Emit the data below verbatim, stripping out any pictures.
####
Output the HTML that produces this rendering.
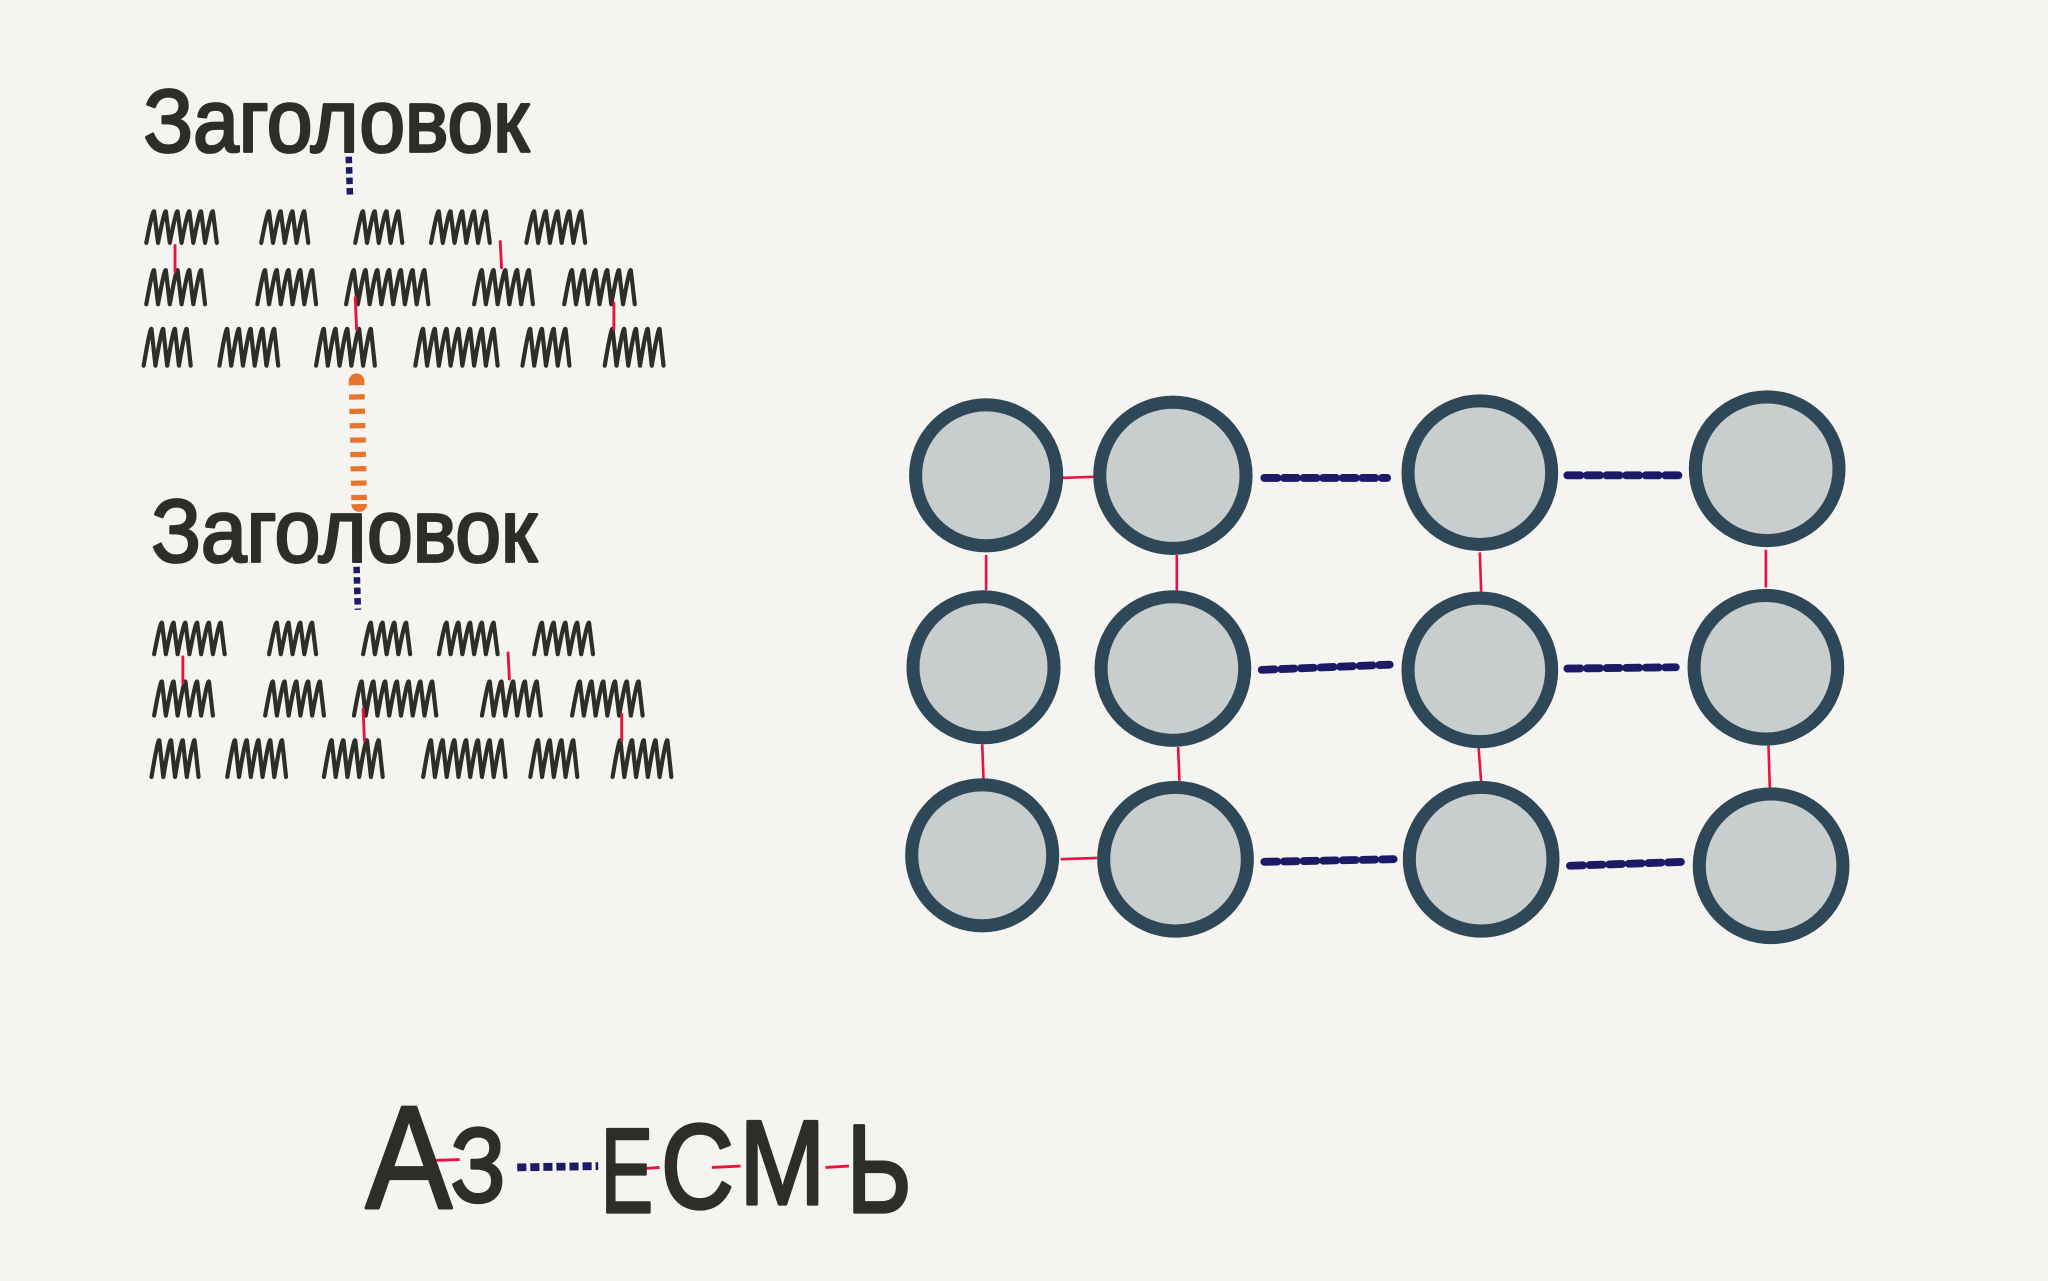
<!DOCTYPE html>
<html><head><meta charset="utf-8"><style>
html,body{margin:0;padding:0;background:#f5f4f1;}
svg{display:block;}
</style></head><body>
<svg id="s" width="2048" height="1281" viewBox="0 0 1568 981" preserveAspectRatio="none" xmlns="http://www.w3.org/2000/svg">
<rect width="1568" height="981" fill="#f5f4f1"/>
<g font-family="Liberation Sans, DejaVu Sans, sans-serif" fill="#2f2d2a" stroke="#2f2d2a" stroke-width="2.2" stroke-linejoin="round">
<text x="110" y="116" font-size="68" textLength="295" lengthAdjust="spacingAndGlyphs">Заголовок</text>
<text x="116" y="430" font-size="68" textLength="295" lengthAdjust="spacingAndGlyphs">Заголовок</text>
</g>
<g id="scr" fill="none" stroke="#2f2d2a" stroke-width="3.2" stroke-linecap="round" stroke-linejoin="round"></g>
<g stroke="#e8133f" stroke-width="2.2" stroke-linecap="round" fill="none">
<path d="M134 188 L134 208"/><path d="M383 185 L384 205"/><path d="M272 228 L273 252"/><path d="M470 232 L470 252"/>
<path d="M140 503 L140 523"/><path d="M389 500 L390 520"/><path d="M278 543 L279 567"/><path d="M476 547 L476 567"/>
</g>
<g stroke="#1c1a66" stroke-width="5" stroke-dasharray="5 3" stroke-linecap="butt" fill="none">
<path d="M267 120 L268 152"/><path d="M273 434 L274 467"/>
</g>
<path d="M273 292 L275 386" stroke="#e8742c" stroke-width="12" stroke-linecap="round"/>
<path d="M273 292 L275 386" stroke="#f5f4f1" stroke-width="13" stroke-dasharray="7 4" stroke-dashoffset="-3"/>
<g stroke="#e8133f" stroke-width="2" fill="none">
<path d="M812 366 L842 365"/><path d="M812 658 L840 657"/>
<path d="M755 425 L755 452"/><path d="M901 425 L901 453"/><path d="M1133 423 L1134 453"/><path d="M1352 421 L1352 450"/>
<path d="M752 570 L753 597"/><path d="M902 572 L903 598"/><path d="M1132 572 L1134 599"/><path d="M1354 571 L1355 603"/>
</g>
<g stroke="#1c1a66" stroke-width="6" stroke-dasharray="10 5" stroke-linecap="round" fill="none">
<path d="M968 366 L1062 366"/><path d="M1200 364 L1286 364"/>
<path d="M966 513 L1064 509"/><path d="M1200 512 L1283 511"/>
<path d="M968 660 L1067 658"/><path d="M1202 663 L1290 660"/>
</g>
<g fill="#c8cdcd" stroke="#2f4858" stroke-width="10">
<circle cx="755" cy="364" r="54"/><circle cx="898" cy="364" r="56"/><circle cx="1133" cy="362" r="55"/><circle cx="1353" cy="359" r="55"/>
<circle cx="753" cy="511" r="54"/><circle cx="898" cy="512" r="55"/><circle cx="1133" cy="513" r="55"/><circle cx="1352" cy="511" r="55"/>
<circle cx="752" cy="655" r="54"/><circle cx="900" cy="658" r="55"/><circle cx="1134" cy="658" r="55"/><circle cx="1356" cy="663" r="55"/>
</g>
<g stroke="#e8133f" stroke-width="2.2" fill="none">
<path d="M323 889 L352 888"/><path d="M492 895 L505 894"/><path d="M545 894 L567 893"/><path d="M632 894 L650 893"/>
</g>
<path d="M396 894 L458 893" stroke="#1c1a66" stroke-width="6" stroke-dasharray="7 3" fill="none"/>
<g font-family="Liberation Sans, DejaVu Sans, sans-serif" fill="#2f2d2a" stroke="#2f2d2a" stroke-width="2.5" stroke-linejoin="round" font-size="112">
<text x="280" y="925" textLength="66" lengthAdjust="spacingAndGlyphs">А</text>
<text x="345" y="920" font-size="80" textLength="42" lengthAdjust="spacingAndGlyphs">З</text>
<text x="460" y="928" font-size="92" textLength="40" lengthAdjust="spacingAndGlyphs">Е</text>
<text x="506" y="925" font-size="92" textLength="56" lengthAdjust="spacingAndGlyphs">С</text>
<text x="566" y="922" font-size="92" textLength="66" lengthAdjust="spacingAndGlyphs">М</text>
<text x="648" y="928" font-size="96" textLength="50" lengthAdjust="spacingAndGlyphs">Ь</text>
</g>
</svg>
<script>
var words=[
[160,188,[[112,165],[200,238],[272,307],[330,375],[403,452]]],
[205,235,[[112,155],[197,242],[265,330],[363,407],[432,485]]],
[250,282,[[110,148],[168,218],[242,290],[318,378],[400,437],[463,505]]]];
var g=document.getElementById('scr'),d='';
[0,315].forEach(function(oy,bi){var ox=bi?6:0;
words.forEach(function(r){r[2].forEach(function(w){
var x=w[0]+ox,y0=r[0]+oy+2,y1=r[1]+oy-2,p=9,sl=5,s='M'+x+' '+y1;
for(var xx=x;xx<w[1]+ox-sl;xx+=p){s+=' Q'+(xx+sl)+' '+(y0-2)+' '+(xx+sl+1)+' '+y0+' L'+(xx+p)+' '+y1;}
d+=s+' ';});});});
var pa=document.createElementNS('http://www.w3.org/2000/svg','path');pa.setAttribute('d',d);g.appendChild(pa);
</script>
</body></html>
####
> **Exercise answer**:
Output the HTML that produces this rendering.
<!DOCTYPE html>
<html><head><meta charset="utf-8"><style>
html,body{margin:0;padding:0;background:#f5f4f1;}
svg{display:block;}
</style></head><body>
<svg id="s" width="2048" height="1281" viewBox="0 0 1568 981" preserveAspectRatio="none" xmlns="http://www.w3.org/2000/svg">
<rect width="1568" height="981" fill="#f5f4f1"/>
<g font-family="Liberation Sans, DejaVu Sans, sans-serif" fill="#2f2d2a" stroke="#2f2d2a" stroke-width="2.2" stroke-linejoin="round">
<text x="110" y="116" font-size="68" textLength="295" lengthAdjust="spacingAndGlyphs">Заголовок</text>
<text x="116" y="430" font-size="68" textLength="295" lengthAdjust="spacingAndGlyphs">Заголовок</text>
</g>
<g id="scr" fill="none" stroke="#2f2d2a" stroke-width="3.2" stroke-linecap="round" stroke-linejoin="round"></g>
<g stroke="#e8133f" stroke-width="2.2" stroke-linecap="round" fill="none">
<path d="M134 188 L134 208"/><path d="M383 185 L384 205"/><path d="M272 228 L273 252"/><path d="M470 232 L470 252"/>
<path d="M140 503 L140 523"/><path d="M389 500 L390 520"/><path d="M278 543 L279 567"/><path d="M476 547 L476 567"/>
</g>
<g stroke="#1c1a66" stroke-width="5" stroke-dasharray="5 3" stroke-linecap="butt" fill="none">
<path d="M267 120 L268 152"/><path d="M273 434 L274 467"/>
</g>
<path d="M273 292 L275 386" stroke="#e8742c" stroke-width="12" stroke-linecap="round"/>
<path d="M273 292 L275 386" stroke="#f5f4f1" stroke-width="13" stroke-dasharray="7 4" stroke-dashoffset="-3"/>
<g stroke="#e8133f" stroke-width="2" fill="none">
<path d="M812 366 L842 365"/><path d="M812 658 L840 657"/>
<path d="M755 425 L755 452"/><path d="M901 425 L901 453"/><path d="M1133 423 L1134 453"/><path d="M1352 421 L1352 450"/>
<path d="M752 570 L753 597"/><path d="M902 572 L903 598"/><path d="M1132 572 L1134 599"/><path d="M1354 571 L1355 603"/>
</g>
<g stroke="#1c1a66" stroke-width="6" stroke-dasharray="10 5" stroke-linecap="round" fill="none">
<path d="M968 366 L1062 366"/><path d="M1200 364 L1286 364"/>
<path d="M966 513 L1064 509"/><path d="M1200 512 L1283 511"/>
<path d="M968 660 L1067 658"/><path d="M1202 663 L1290 660"/>
</g>
<g fill="#c8cdcd" stroke="#2f4858" stroke-width="10">
<circle cx="755" cy="364" r="54"/><circle cx="898" cy="364" r="56"/><circle cx="1133" cy="362" r="55"/><circle cx="1353" cy="359" r="55"/>
<circle cx="753" cy="511" r="54"/><circle cx="898" cy="512" r="55"/><circle cx="1133" cy="513" r="55"/><circle cx="1352" cy="511" r="55"/>
<circle cx="752" cy="655" r="54"/><circle cx="900" cy="658" r="55"/><circle cx="1134" cy="658" r="55"/><circle cx="1356" cy="663" r="55"/>
</g>
<g stroke="#e8133f" stroke-width="2.2" fill="none">
<path d="M323 889 L352 888"/><path d="M492 895 L505 894"/><path d="M545 894 L567 893"/><path d="M632 894 L650 893"/>
</g>
<path d="M396 894 L458 893" stroke="#1c1a66" stroke-width="6" stroke-dasharray="7 3" fill="none"/>
<g font-family="Liberation Sans, DejaVu Sans, sans-serif" fill="#2f2d2a" stroke="#2f2d2a" stroke-width="2.5" stroke-linejoin="round" font-size="112">
<text x="280" y="925" textLength="66" lengthAdjust="spacingAndGlyphs">А</text>
<text x="345" y="920" font-size="80" textLength="42" lengthAdjust="spacingAndGlyphs">З</text>
<text x="460" y="928" font-size="92" textLength="40" lengthAdjust="spacingAndGlyphs">Е</text>
<text x="506" y="925" font-size="92" textLength="56" lengthAdjust="spacingAndGlyphs">С</text>
<text x="566" y="922" font-size="92" textLength="66" lengthAdjust="spacingAndGlyphs">М</text>
<text x="648" y="928" font-size="96" textLength="50" lengthAdjust="spacingAndGlyphs">Ь</text>
</g>
</svg>
<script>
var words=[
[160,188,[[112,165],[200,238],[272,307],[330,375],[403,452]]],
[205,235,[[112,155],[197,242],[265,330],[363,407],[432,485]]],
[250,282,[[110,148],[168,218],[242,290],[318,378],[400,437],[463,505]]]];
var g=document.getElementById('scr'),d='';
[0,315].forEach(function(oy,bi){var ox=bi?6:0;
words.forEach(function(r){r[2].forEach(function(w){
var x=w[0]+ox,y0=r[0]+oy+2,y1=r[1]+oy-2,p=9,sl=5,s='M'+x+' '+y1;
for(var xx=x;xx<w[1]+ox-sl;xx+=p){s+=' Q'+(xx+sl)+' '+(y0-2)+' '+(xx+sl+1)+' '+y0+' L'+(xx+p)+' '+y1;}
d+=s+' ';});});});
var pa=document.createElementNS('http://www.w3.org/2000/svg','path');pa.setAttribute('d',d);g.appendChild(pa);
</script>
</body></html>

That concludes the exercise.